As part of my Department’s role supporting the appropriate use of public funds across government bodies, it establishes the governance frameworks, or rules, setting out the principles and procedures for how money should be spent. The aim of these rules is to support Accounting Officers in discharging their responsibility to ensure expenditure is managed in line with the Voted allocation and that services are delivered in an effective and efficient manner to support the achievement of value for money.

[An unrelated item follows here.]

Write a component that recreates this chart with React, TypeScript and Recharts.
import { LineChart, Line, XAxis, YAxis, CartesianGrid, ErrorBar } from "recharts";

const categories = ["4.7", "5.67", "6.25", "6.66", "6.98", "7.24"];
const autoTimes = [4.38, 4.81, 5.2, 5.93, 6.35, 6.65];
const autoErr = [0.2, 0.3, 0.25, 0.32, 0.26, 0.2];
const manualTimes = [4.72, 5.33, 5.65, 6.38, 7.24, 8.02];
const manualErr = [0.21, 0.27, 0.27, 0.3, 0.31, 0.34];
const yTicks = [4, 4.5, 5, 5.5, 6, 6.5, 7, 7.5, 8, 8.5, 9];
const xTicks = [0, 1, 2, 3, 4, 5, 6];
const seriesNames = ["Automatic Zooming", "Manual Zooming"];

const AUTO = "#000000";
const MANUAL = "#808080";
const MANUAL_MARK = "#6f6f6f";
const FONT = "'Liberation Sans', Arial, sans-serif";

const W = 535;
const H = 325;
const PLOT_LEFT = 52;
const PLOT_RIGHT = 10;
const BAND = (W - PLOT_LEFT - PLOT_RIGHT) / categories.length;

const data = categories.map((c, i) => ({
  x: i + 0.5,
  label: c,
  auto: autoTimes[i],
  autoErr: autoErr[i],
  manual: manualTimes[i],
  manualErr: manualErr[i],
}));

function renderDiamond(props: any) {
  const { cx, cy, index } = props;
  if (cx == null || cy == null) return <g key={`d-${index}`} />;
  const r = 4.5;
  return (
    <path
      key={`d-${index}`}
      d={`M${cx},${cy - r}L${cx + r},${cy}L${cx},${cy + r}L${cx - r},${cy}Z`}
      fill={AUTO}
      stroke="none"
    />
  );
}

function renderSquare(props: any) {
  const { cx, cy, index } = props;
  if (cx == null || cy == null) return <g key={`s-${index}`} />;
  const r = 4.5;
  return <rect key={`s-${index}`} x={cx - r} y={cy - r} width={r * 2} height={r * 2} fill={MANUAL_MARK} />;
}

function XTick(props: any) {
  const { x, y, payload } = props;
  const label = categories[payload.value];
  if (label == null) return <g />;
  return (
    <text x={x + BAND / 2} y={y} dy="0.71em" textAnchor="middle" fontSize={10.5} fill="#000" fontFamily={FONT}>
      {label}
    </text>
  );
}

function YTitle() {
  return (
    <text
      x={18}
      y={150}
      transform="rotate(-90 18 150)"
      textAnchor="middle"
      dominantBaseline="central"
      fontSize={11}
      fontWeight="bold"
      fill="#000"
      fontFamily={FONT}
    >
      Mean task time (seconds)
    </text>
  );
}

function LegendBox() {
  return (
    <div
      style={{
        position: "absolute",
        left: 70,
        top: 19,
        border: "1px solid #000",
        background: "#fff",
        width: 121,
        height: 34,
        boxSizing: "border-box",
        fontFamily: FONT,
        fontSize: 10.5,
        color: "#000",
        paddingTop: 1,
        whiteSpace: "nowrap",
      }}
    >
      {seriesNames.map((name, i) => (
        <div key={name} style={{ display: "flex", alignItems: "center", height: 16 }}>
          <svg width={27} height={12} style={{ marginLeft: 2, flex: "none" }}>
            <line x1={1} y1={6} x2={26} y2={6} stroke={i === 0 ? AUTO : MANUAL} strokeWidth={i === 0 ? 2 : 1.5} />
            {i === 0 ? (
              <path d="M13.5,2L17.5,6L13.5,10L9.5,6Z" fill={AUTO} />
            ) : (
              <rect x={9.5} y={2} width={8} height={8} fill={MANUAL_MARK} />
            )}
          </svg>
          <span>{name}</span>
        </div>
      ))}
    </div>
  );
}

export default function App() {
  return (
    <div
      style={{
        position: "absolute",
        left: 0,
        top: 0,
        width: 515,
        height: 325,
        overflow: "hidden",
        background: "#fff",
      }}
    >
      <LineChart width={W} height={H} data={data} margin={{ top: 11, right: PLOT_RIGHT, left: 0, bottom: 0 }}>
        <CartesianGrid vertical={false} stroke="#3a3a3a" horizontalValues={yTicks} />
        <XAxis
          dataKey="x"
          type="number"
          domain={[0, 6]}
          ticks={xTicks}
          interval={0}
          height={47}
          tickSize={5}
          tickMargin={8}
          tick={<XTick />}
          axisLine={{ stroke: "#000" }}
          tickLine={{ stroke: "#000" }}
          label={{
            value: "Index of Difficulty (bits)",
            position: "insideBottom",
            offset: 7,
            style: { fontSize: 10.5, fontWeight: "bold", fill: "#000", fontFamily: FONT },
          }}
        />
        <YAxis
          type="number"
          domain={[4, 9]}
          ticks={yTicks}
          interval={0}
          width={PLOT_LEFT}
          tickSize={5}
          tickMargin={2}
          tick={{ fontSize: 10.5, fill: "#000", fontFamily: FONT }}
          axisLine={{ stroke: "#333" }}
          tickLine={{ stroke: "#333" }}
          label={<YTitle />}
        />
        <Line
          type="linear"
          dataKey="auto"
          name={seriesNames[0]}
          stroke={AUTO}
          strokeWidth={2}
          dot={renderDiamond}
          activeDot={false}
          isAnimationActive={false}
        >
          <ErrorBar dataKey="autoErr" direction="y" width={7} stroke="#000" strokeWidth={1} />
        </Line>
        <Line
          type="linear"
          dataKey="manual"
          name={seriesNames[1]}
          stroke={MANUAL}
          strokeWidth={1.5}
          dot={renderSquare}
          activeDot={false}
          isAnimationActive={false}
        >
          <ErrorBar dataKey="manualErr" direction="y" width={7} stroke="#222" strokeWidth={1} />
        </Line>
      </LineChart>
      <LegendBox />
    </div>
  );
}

Examples of the governance frameworks which are in place include:

  • The Code of Practice of the Governance of State Bodies,
  • the Public Financial Procedures,
  • the Infrastructure Guidelines,
  • the Public Procurement Guidelines; and
  • Arrangements for oversight of Digital/IT projects and initiatives.
These frameworks emphasise the importance of effective control and delivering value for money with public funds. This summer I brought a memo to Government and published a circular that restates the key roles and responsibilities around value for money. In the context of the annual Estimates process, Departments have been asked to identify efficiencies and reforms with a view to delivering policies and services as efficiently as possible. Spending is audited by the Comptroller & Auditor General whose reports are then considered by the Public Accounts Committee.

Where a Department has additional expenditure demands over and above the amounts set out in the REV, and where any savings identified are not sufficient to cover the cost of such additional demands, a Supplementary Estimate may be required. These are brought before the Dáil, to relevant committee and voted by the Dáil.

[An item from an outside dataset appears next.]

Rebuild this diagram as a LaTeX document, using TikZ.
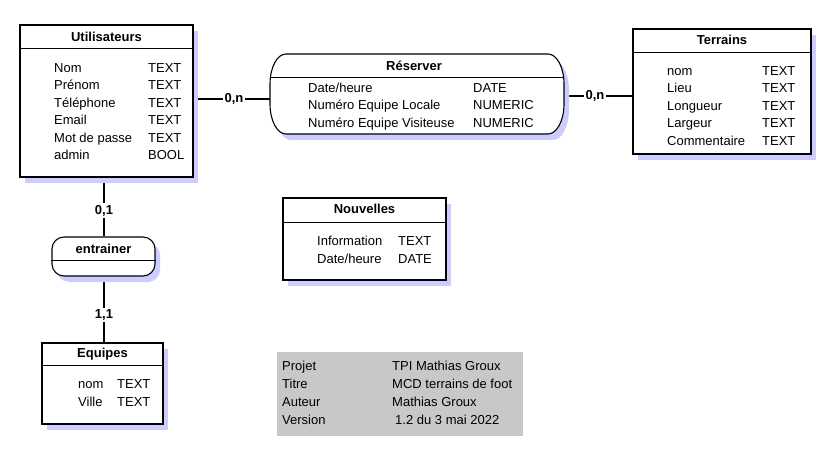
\documentclass[tikz,border=0pt]{standalone}
\usepackage{fontspec}
\setmainfont{Liberation Sans}
\usetikzlibrary{shadows}
\definecolor{shadowc}{HTML}{CCCCFF}
\definecolor{infog}{HTML}{C8C8C8}
\pgfdeclarelayer{bg}
\pgfsetlayers{bg,main}
\tikzset{
  x=1pt, y=-1pt,
  basefont/.style={font=\fontsize{13}{15}\selectfont},
  shadowed/.style={drop shadow={shadow xshift=5pt, shadow yshift=-6pt, fill=shadowc, opacity=1}},
  entity/.style={draw, line width=1.1pt, fill=white, inner sep=0, shadowed},
  assoc/.style={entity, rounded corners=#1},
  divider/.style={line width=1pt},
  txt/.style={basefont, anchor=base west, inner sep=0},
  ttl/.style={font=\fontsize{13}{15}\selectfont\bfseries, anchor=base, inner sep=0},
  link/.style={line width=1.2pt},
  card/.style={font=\fontsize{13}{15}\selectfont\bfseries, fill=white, inner sep=1.5pt},
}
\begin{document}
\begin{tikzpicture}
\useasboundingbox (0,0) rectangle (832,449);

% ---------- Utilisateurs
\node[entity, minimum width=173, minimum height=152] (util) at (106.5,101) {};
\draw[divider] (util.west |- 0,49) -- (util.east |- 0,49);
\node[ttl] (utilT) at (106.5,41.5) {Utilisateurs};
\foreach \n/\t [count=\i] in {Nom/TEXT, Prénom/TEXT, Téléphone/TEXT, Email/TEXT, Mot de passe/TEXT, admin/BOOL}{
  \node[txt] (utilN\i) at (54,{68+17.4*(\i-1)+4.5}) {\n};
  \node[txt] (utilY\i) at (148,{68+17.4*(\i-1)+4.5}) {\t};
}

% ---------- Réserver (elliptical sides)
\node[minimum width=294, minimum height=80, inner sep=0] (res) at (417,94) {};
\path[draw, line width=1.1pt, fill=white, shadowed]
  (286,54) -- (548,54) arc[start angle=-90, end angle=0, x radius=16, y radius=30]
  -- (564,104) arc[start angle=0, end angle=90, x radius=16, y radius=30]
  -- (286,134) arc[start angle=90, end angle=180, x radius=16, y radius=30]
  -- (270,84) arc[start angle=180, end angle=270, x radius=16, y radius=30] -- cycle;
\draw[divider] (res.west |- 0,78) -- (res.east |- 0,78);
\node[ttl] (resT) at (414,70.5) {Réserver};
\foreach \n/\t [count=\i] in {{Date/heure}/DATE, {Numéro Equipe Locale}/NUMERIC, {Numéro Equipe Visiteuse}/NUMERIC}{
  \node[txt] (resN\i) at (308,{88+17.5*(\i-1)+4.5}) {\n};
  \node[txt] (resY\i) at (473,{88+17.5*(\i-1)+4.5}) {\t};
}

% ---------- Terrains
\node[entity, minimum width=178, minimum height=125] (ter) at (722,91.5) {};
\draw[divider] (ter.west |- 0,53) -- (ter.east |- 0,53);
\node[ttl] (terT) at (722,44.5) {Terrains};
\foreach \n/\t [count=\i] in {nom/TEXT, Lieu/TEXT, Longueur/TEXT, Largeur/TEXT, Commentaire/TEXT}{
  \node[txt] (terN\i) at (667,{71+17.5*(\i-1)+4.5}) {\n};
  \node[txt] (terY\i) at (762,{71+17.5*(\i-1)+4.5}) {\t};
}

% ---------- entrainer
\node[assoc=12pt, minimum width=103, minimum height=39] (ent) at (103.5,256.5) {};
\draw[divider] (ent.west |- 0,260) -- (ent.east |- 0,260);
\node[ttl] (entT) at (103.5,253.5) {entrainer};

% ---------- Equipes
\node[entity, minimum width=121, minimum height=81] (equ) at (102.5,383.5) {};
\draw[divider] (equ.west |- 0,365) -- (equ.east |- 0,365);
\node[ttl] (equT) at (102.5,357.5) {Equipes};
\foreach \n/\t [count=\i] in {nom/TEXT, Ville/TEXT}{
  \node[txt] (equN\i) at (78,{384+18*(\i-1)+4.5}) {\n};
  \node[txt] (equY\i) at (117,{384+18*(\i-1)+4.5}) {\t};
}

% ---------- Nouvelles
\node[entity, minimum width=163, minimum height=82] (nou) at (364.5,239) {};
\draw[divider] (nou.west |- 0,222) -- (nou.east |- 0,222);
\node[ttl] (nouT) at (364.5,213.5) {Nouvelles};
\foreach \n/\t [count=\i] in {Information/TEXT, {Date/heure}/DATE}{
  \node[txt] (nouN\i) at (317,{241+17.5*(\i-1)+4.5}) {\n};
  \node[txt] (nouY\i) at (398,{241+17.5*(\i-1)+4.5}) {\t};
}

% ---------- Info block
\node[fill=infog, minimum width=246, minimum height=84, inner sep=0] (info) at (400,394) {};
\foreach \n/\t/\xx [count=\i] in {Projet/TPI Mathias Groux/392, Titre/MCD terrains de foot/392, Auteur/Mathias Groux/392, Version/1.2 du 3 mai 2022/395}{
  \node[txt] (infoN\i) at (282,{366+18*(\i-1)+4.5}) {\n};
  \node[txt] (infoV\i) at (\xx,{366+18*(\i-1)+4.5}) {\t};
}

% ---------- connectors
\begin{pgfonlayer}{bg}
\draw[link] (util.east |- 0,99) -- node[card, pos=0.53] (c1) {0,n} (res.west |- 0,99);
\draw[link] (res.east |- 0,96) -- node[card, pos=0.45] (c2) {0,n} (ter.west |- 0,96);
\draw[link] (util.south -| 104,0) -- node[card, pos=0.56] (c3) {0,1} (ent.north -| 104,0);
\draw[link] (ent.south -| 104,0) -- node[card, pos=0.58] (c4) {1,1} (equ.north -| 104,0);
\end{pgfonlayer}
\end{tikzpicture}
\end{document}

Over the period 2015 to 2024, the tracking of overspends against allocation by Department is complicated by the changing structure of Government Departments and the movement of functions between Departments. In a given point of time, the Estimate for a Vote is representative of the spending of the functions of that Vote as they are in effect at that point.

At the end of each financial year, each vote is required to prepare an Appropriation Account. The Comptroller and Auditor General performs the audit of the appropriation accounts, including detail of additional funds provided by Supplementary Estimate. These are available on the C&AG website (audit.gov.ie), for each year 2015 – 2023.